An important aspect to keep in mind with databases is the cost of cache reheating after a server restart. Consider the following diagram which shows several cache servers (e.g., memcached) in front of a database server.

This sort of setup is common and can work quite well when appropriate; it removes read load from the database and allows more RAM to be utilized for scaling (when the database doesn’t scale horizontally). But what happens if all the cache servers restart at the same time, say, on a power glitch in a data center?

We then have a cache reheating scenario. After the bounce the full load of all read requests will hit the database server (for a while) given the caches are empty. The server won’t be able to handle it (that’s why the cache servers were there in the first place). Now if the reheat time is short, this is not a big problem : we did go down after all. But if reheat takes a long time, it’s a big problem. Imagine 20 cache servers with 64GB RAM each. 1.2 terabytes of data must be queried from the database to be fully reheated!

Even without a cache server, the same issue exists for almost all databases. Imagine a server restart on a system with 64GB RAM. If loading 100MB/sec, reheat will take 10 minutes. However, if the queries are coming in randomly, it could take much much longer – only with sequential I/O can we get anywhere near that speed.

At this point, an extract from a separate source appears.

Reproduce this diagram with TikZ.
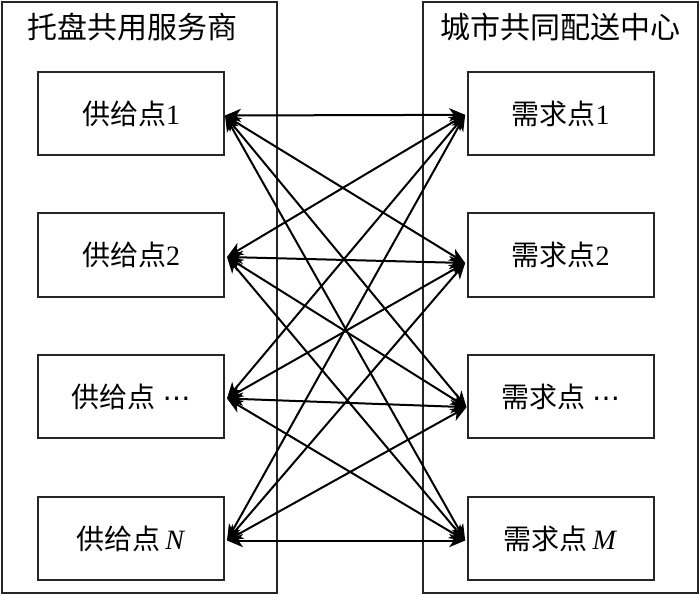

One could just sequentially read data in and fill the cache. However for databases much larger than RAM, loading in the right portion is difficult. “Hot” data could be at very different locations in the terabyte(s) of on disk data.

A very nice attribute of the MongoDB storage engine is its use of memory-mapped files. In this model the cache is the operating system’s file system cache. Restart the mongod process, and there is no reheat issue at all. Some databases use their own page cache which causes a reheat scenario even on just a process restart. Of course on a full server reboot MongoDB must reheat too.

A few points to keep in mind:

  • Think about reheating and how you will operationally handle it if a scenario involving it occurs. For schedules OS maintenance restart the server during off peak hours to minimize the load during reheat.
  • Restarting the mongod process is safe with respect to reheating.
  • Remounting a volume likely loses all file system cache info for the volume.
  • On a server restart, copy datafiles to /dev/null to force reheating to be sequential and thus much faster. This can be done even if the mongod process is already running. If the database is larger than RAM, copy only the newest datafiles (ones with the highest numbers); while this isn’t perfect, the latest files likely contain the largest percentage of frequently used data.